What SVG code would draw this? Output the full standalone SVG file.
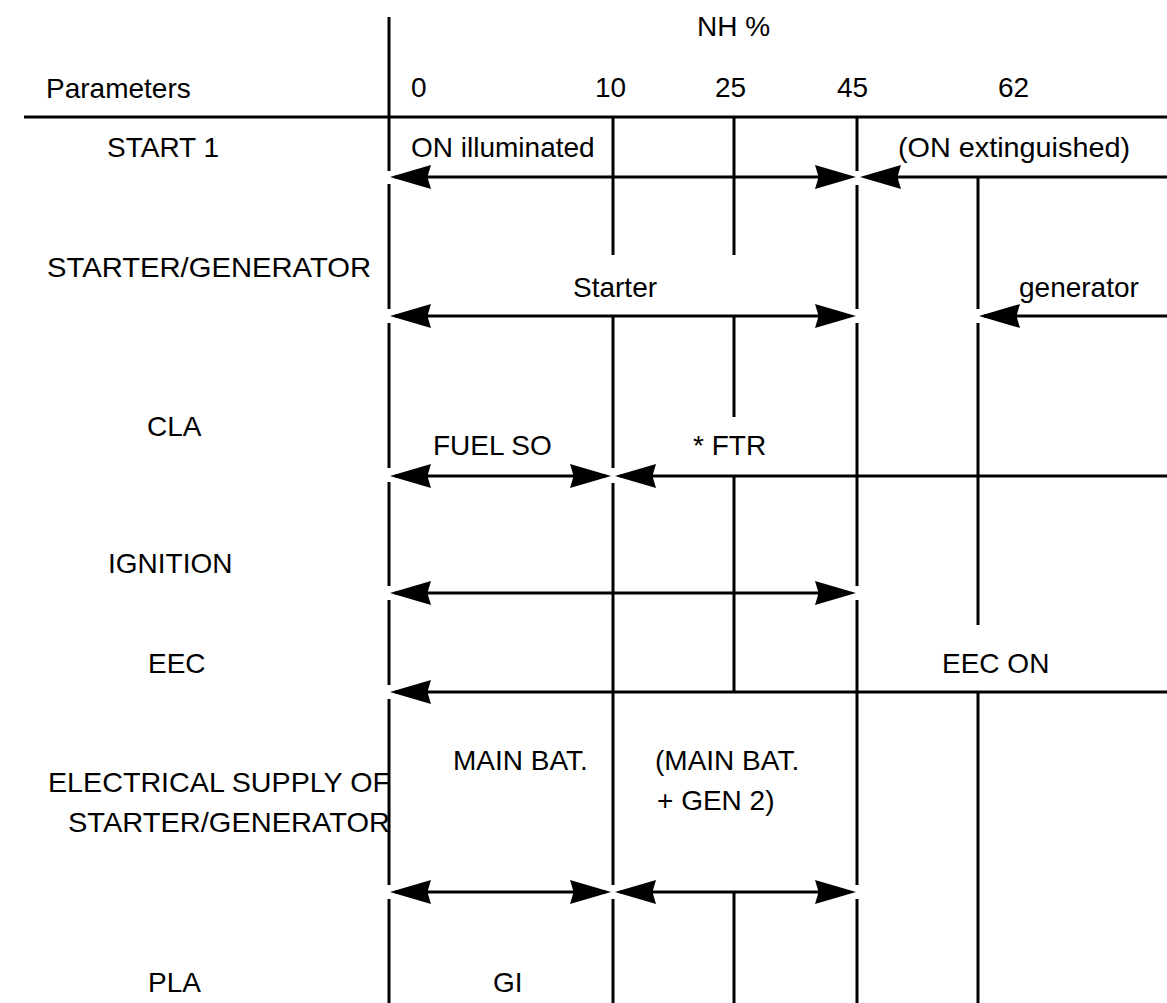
<svg xmlns="http://www.w3.org/2000/svg" xmlns:xlink="http://www.w3.org/1999/xlink" width="1167" height="1003" viewBox="0 0 1167 1003">
<style>
text{font-family:"Liberation Sans",Arial,sans-serif;font-size:28px;fill:#000}
.ln{stroke:#000;stroke-width:3;fill:none}
.ah{fill:#000}
</style>
<defs>
<path id="ahL" d="M0,0 L41,-12 L38,-2 L38,2 L41,12 Z"/>
<path id="ahR" d="M0,0 L-41,-12 L-38,-2 L-38,2 L-41,12 Z"/>
</defs>
<rect width="1167" height="1003" fill="#fff"/>
<g id="connectors">
<path class="ln" d="M24,117 H1167"/>
<path class="ln" d="M389,17 V171 M389,184 V309 M389,323 V468 M389,482 V586 M389,600 V685 M389,699 V885 M389,899 V1003"/>
<path class="ln" d="M613,117 V255 M613,316 V468 M613,483 V885 M613,899 V1003"/>
<path class="ln" d="M734,117 V255 M734,316 V417 M734,476 V692 M734,892 V1003"/>
<path class="ln" d="M857,117 V171 M857,185 V309 M857,323 V586 M857,600 V885 M857,899 V1003"/>
<path class="ln" d="M978,177 V309 M978,323 V625 M978,692 V1003"/>
<path class="ln" d="M395,177 H850 M866,177 H1167"/>
<path class="ln" d="M395,316 H850 M984,316 H1167"/>
<path class="ln" d="M395,476 H606 M620,476 H1167"/>
<path class="ln" d="M395,593 H850"/>
<path class="ln" d="M395,692 H1167"/>
<path class="ln" d="M395,892 H606 M620,892 H850"/>
<g class="ah">
<use xlink:href="#ahL" x="390" y="177"/><use xlink:href="#ahR" x="856" y="177"/><use xlink:href="#ahL" x="860" y="177"/>
<use xlink:href="#ahL" x="390" y="316"/><use xlink:href="#ahR" x="856" y="316"/><use xlink:href="#ahL" x="979" y="316"/>
<use xlink:href="#ahL" x="390" y="476"/><use xlink:href="#ahR" x="611" y="476"/><use xlink:href="#ahL" x="615" y="476"/>
<use xlink:href="#ahL" x="390" y="593"/><use xlink:href="#ahR" x="856" y="593"/>
<use xlink:href="#ahL" x="390" y="692"/>
<use xlink:href="#ahL" x="390" y="892"/><use xlink:href="#ahR" x="611" y="892"/><use xlink:href="#ahL" x="615" y="892"/><use xlink:href="#ahR" x="856" y="892"/>
</g>
</g>
<g id="header">
<text x="697" y="36">NH %</text>
<text x="46" y="98">Parameters</text>
<text x="411" y="97">0</text>
<text x="595" y="97">10</text>
<text x="715" y="97">25</text>
<text x="837" y="97">45</text>
<text x="998" y="97">62</text>
</g>
<g id="row-start1">
<text x="107" y="157">START 1</text>
<text x="411" y="157">ON illuminated</text>
<text x="898" y="157" textLength="232" lengthAdjust="spacingAndGlyphs">(ON extinguished)</text>
</g>
<g id="row-startergen">
<text x="47" y="277" textLength="324" lengthAdjust="spacingAndGlyphs">STARTER/GENERATOR</text>
<text x="573" y="297">Starter</text>
<text x="1019" y="297">generator</text>
</g>
<g id="row-cla">
<text x="147" y="436">CLA</text>
<text x="433" y="455">FUEL SO</text>
<text x="693" y="455">* FTR</text>
</g>
<g id="row-ignition">
<text x="108" y="573">IGNITION</text>
</g>
<g id="row-eec">
<text x="148" y="673">EEC</text>
<text x="942" y="673">EEC ON</text>
</g>
<g id="row-elec">
<text x="48" y="792" textLength="342" lengthAdjust="spacingAndGlyphs">ELECTRICAL SUPPLY OF</text>
<text x="68" y="832" textLength="322" lengthAdjust="spacingAndGlyphs">STARTER/GENERATOR</text>
<text x="453" y="770">MAIN BAT.</text>
<text x="655" y="770">(MAIN BAT.</text>
<text x="657" y="810">+ GEN 2)</text>
</g>
<g id="row-pla">
<text x="148" y="992">PLA</text>
<text x="493" y="992">GI</text>
</g>
</svg>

--------

■ **Work required**:
Leave out the pictures and output the rest of the material exactly as written.

■ **Task answer**:
What SVG code would draw this? Output the full standalone SVG file.
<svg xmlns="http://www.w3.org/2000/svg" xmlns:xlink="http://www.w3.org/1999/xlink" width="1167" height="1003" viewBox="0 0 1167 1003">
<style>
text{font-family:"Liberation Sans",Arial,sans-serif;font-size:28px;fill:#000}
.ln{stroke:#000;stroke-width:3;fill:none}
.ah{fill:#000}
</style>
<defs>
<path id="ahL" d="M0,0 L41,-12 L38,-2 L38,2 L41,12 Z"/>
<path id="ahR" d="M0,0 L-41,-12 L-38,-2 L-38,2 L-41,12 Z"/>
</defs>
<rect width="1167" height="1003" fill="#fff"/>
<g id="connectors">
<path class="ln" d="M24,117 H1167"/>
<path class="ln" d="M389,17 V171 M389,184 V309 M389,323 V468 M389,482 V586 M389,600 V685 M389,699 V885 M389,899 V1003"/>
<path class="ln" d="M613,117 V255 M613,316 V468 M613,483 V885 M613,899 V1003"/>
<path class="ln" d="M734,117 V255 M734,316 V417 M734,476 V692 M734,892 V1003"/>
<path class="ln" d="M857,117 V171 M857,185 V309 M857,323 V586 M857,600 V885 M857,899 V1003"/>
<path class="ln" d="M978,177 V309 M978,323 V625 M978,692 V1003"/>
<path class="ln" d="M395,177 H850 M866,177 H1167"/>
<path class="ln" d="M395,316 H850 M984,316 H1167"/>
<path class="ln" d="M395,476 H606 M620,476 H1167"/>
<path class="ln" d="M395,593 H850"/>
<path class="ln" d="M395,692 H1167"/>
<path class="ln" d="M395,892 H606 M620,892 H850"/>
<g class="ah">
<use xlink:href="#ahL" x="390" y="177"/><use xlink:href="#ahR" x="856" y="177"/><use xlink:href="#ahL" x="860" y="177"/>
<use xlink:href="#ahL" x="390" y="316"/><use xlink:href="#ahR" x="856" y="316"/><use xlink:href="#ahL" x="979" y="316"/>
<use xlink:href="#ahL" x="390" y="476"/><use xlink:href="#ahR" x="611" y="476"/><use xlink:href="#ahL" x="615" y="476"/>
<use xlink:href="#ahL" x="390" y="593"/><use xlink:href="#ahR" x="856" y="593"/>
<use xlink:href="#ahL" x="390" y="692"/>
<use xlink:href="#ahL" x="390" y="892"/><use xlink:href="#ahR" x="611" y="892"/><use xlink:href="#ahL" x="615" y="892"/><use xlink:href="#ahR" x="856" y="892"/>
</g>
</g>
<g id="header">
<text x="697" y="36">NH %</text>
<text x="46" y="98">Parameters</text>
<text x="411" y="97">0</text>
<text x="595" y="97">10</text>
<text x="715" y="97">25</text>
<text x="837" y="97">45</text>
<text x="998" y="97">62</text>
</g>
<g id="row-start1">
<text x="107" y="157">START 1</text>
<text x="411" y="157">ON illuminated</text>
<text x="898" y="157" textLength="232" lengthAdjust="spacingAndGlyphs">(ON extinguished)</text>
</g>
<g id="row-startergen">
<text x="47" y="277" textLength="324" lengthAdjust="spacingAndGlyphs">STARTER/GENERATOR</text>
<text x="573" y="297">Starter</text>
<text x="1019" y="297">generator</text>
</g>
<g id="row-cla">
<text x="147" y="436">CLA</text>
<text x="433" y="455">FUEL SO</text>
<text x="693" y="455">* FTR</text>
</g>
<g id="row-ignition">
<text x="108" y="573">IGNITION</text>
</g>
<g id="row-eec">
<text x="148" y="673">EEC</text>
<text x="942" y="673">EEC ON</text>
</g>
<g id="row-elec">
<text x="48" y="792" textLength="342" lengthAdjust="spacingAndGlyphs">ELECTRICAL SUPPLY OF</text>
<text x="68" y="832" textLength="322" lengthAdjust="spacingAndGlyphs">STARTER/GENERATOR</text>
<text x="453" y="770">MAIN BAT.</text>
<text x="655" y="770">(MAIN BAT.</text>
<text x="657" y="810">+ GEN 2)</text>
</g>
<g id="row-pla">
<text x="148" y="992">PLA</text>
<text x="493" y="992">GI</text>
</g>
</svg>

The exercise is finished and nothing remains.